═══ Listing ═══
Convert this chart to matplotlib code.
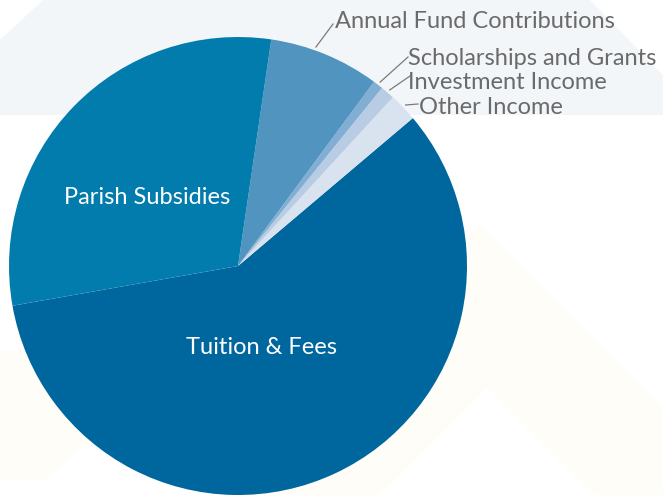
═══
═══ Listing ═══
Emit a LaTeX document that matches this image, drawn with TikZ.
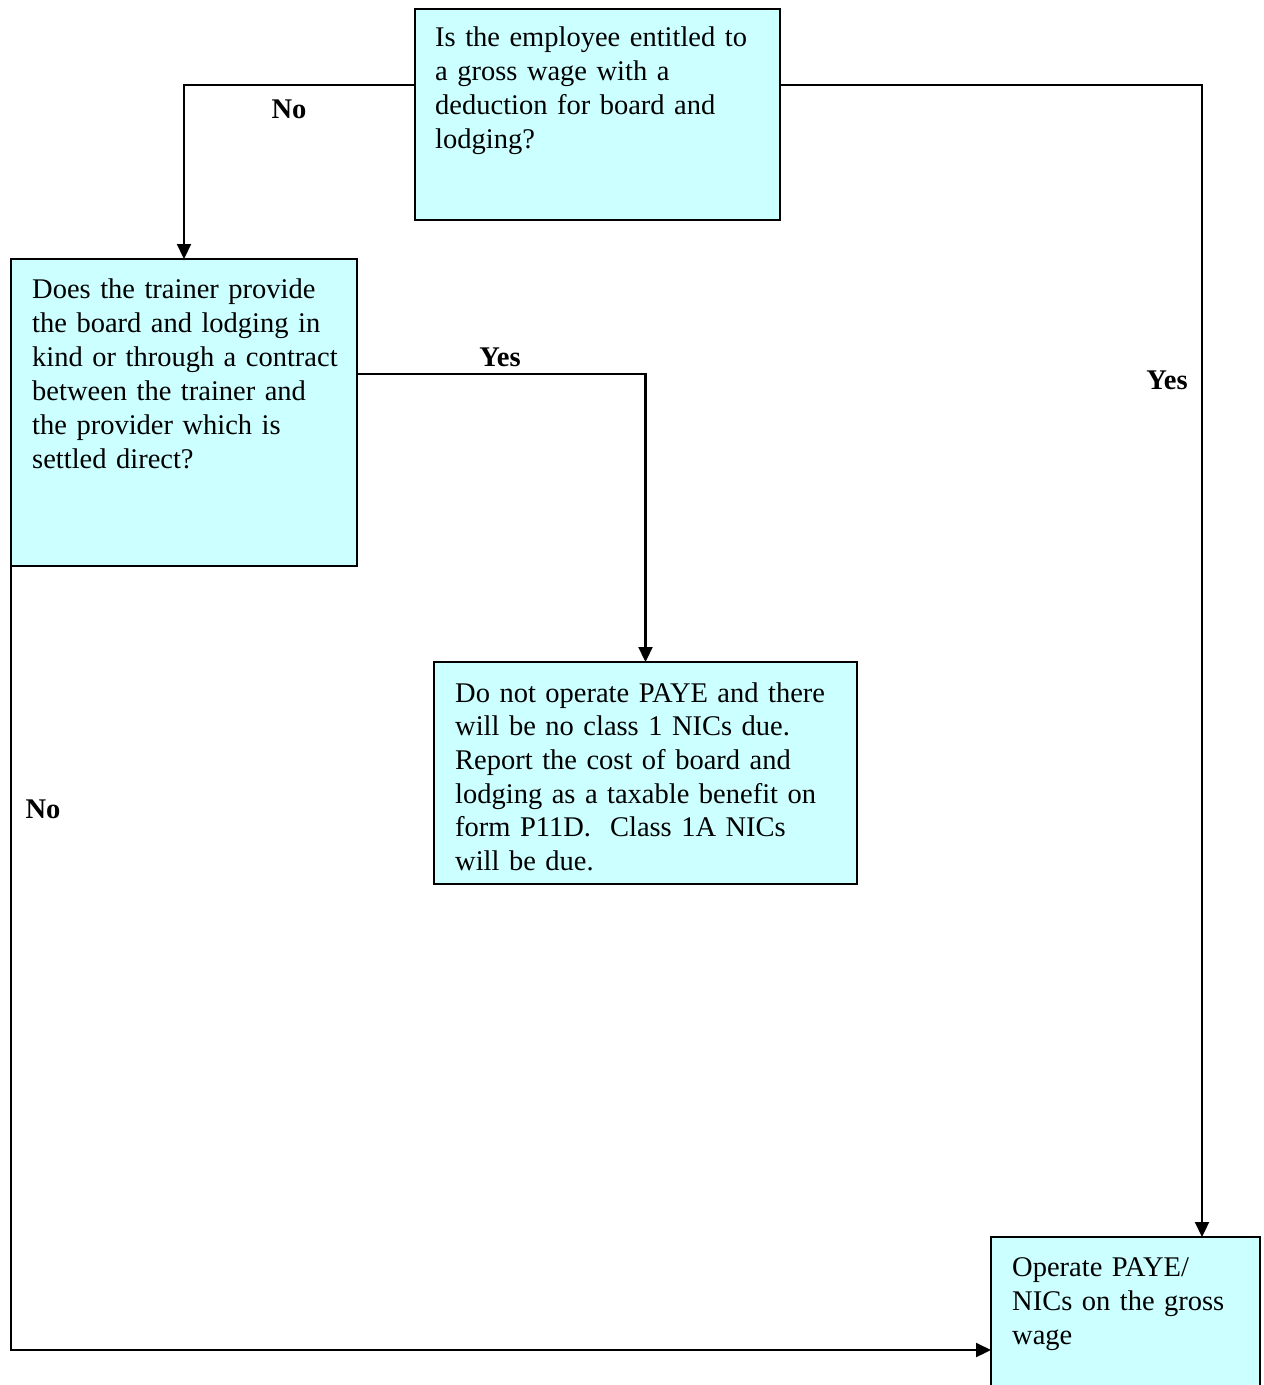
═══
═══ Listing ═══
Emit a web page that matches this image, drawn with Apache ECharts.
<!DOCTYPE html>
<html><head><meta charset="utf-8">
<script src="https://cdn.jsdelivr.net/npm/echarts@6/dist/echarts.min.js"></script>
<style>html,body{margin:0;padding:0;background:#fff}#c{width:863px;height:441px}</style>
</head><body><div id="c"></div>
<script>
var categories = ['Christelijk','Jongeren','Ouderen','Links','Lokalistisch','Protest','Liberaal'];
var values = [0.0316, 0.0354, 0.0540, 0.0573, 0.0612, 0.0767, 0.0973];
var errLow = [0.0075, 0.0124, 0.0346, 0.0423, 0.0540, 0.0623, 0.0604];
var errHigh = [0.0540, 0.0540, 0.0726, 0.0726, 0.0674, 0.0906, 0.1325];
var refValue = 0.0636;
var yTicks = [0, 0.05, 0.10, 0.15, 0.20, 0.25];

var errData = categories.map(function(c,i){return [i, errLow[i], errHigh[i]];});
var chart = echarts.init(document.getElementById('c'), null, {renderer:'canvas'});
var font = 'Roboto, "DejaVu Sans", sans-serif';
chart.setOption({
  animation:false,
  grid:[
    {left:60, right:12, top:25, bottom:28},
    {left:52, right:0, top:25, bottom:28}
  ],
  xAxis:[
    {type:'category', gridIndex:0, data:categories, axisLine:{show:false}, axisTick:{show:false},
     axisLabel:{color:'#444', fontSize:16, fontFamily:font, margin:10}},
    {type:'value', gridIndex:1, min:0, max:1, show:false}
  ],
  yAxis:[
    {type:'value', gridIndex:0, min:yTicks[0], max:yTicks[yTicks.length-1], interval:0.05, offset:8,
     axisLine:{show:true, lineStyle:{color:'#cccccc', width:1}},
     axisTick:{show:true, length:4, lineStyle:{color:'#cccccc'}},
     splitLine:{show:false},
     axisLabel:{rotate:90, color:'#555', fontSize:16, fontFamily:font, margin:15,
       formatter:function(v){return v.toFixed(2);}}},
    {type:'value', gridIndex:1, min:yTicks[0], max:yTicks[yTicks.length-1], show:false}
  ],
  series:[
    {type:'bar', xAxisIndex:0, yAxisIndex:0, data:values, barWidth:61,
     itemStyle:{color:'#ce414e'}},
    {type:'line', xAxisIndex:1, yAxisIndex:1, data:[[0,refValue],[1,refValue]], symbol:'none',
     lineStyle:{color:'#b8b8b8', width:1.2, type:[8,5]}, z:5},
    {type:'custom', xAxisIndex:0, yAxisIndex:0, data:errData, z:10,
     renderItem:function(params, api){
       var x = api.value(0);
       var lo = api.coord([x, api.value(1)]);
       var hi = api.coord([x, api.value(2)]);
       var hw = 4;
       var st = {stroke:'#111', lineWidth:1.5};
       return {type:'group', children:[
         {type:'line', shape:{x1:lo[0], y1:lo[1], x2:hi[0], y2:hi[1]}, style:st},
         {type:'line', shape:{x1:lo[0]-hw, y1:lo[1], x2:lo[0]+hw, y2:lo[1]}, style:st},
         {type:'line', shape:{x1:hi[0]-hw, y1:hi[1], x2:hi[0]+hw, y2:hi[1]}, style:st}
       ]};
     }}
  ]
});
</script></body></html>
═══
— Directions —
Scan the data for the word "matches" and copy every line where it shows up.

— Exercise solution —
Emit a LaTeX document that matches this image, drawn with TikZ.
Emit a web page that matches this image, drawn with Apache ECharts.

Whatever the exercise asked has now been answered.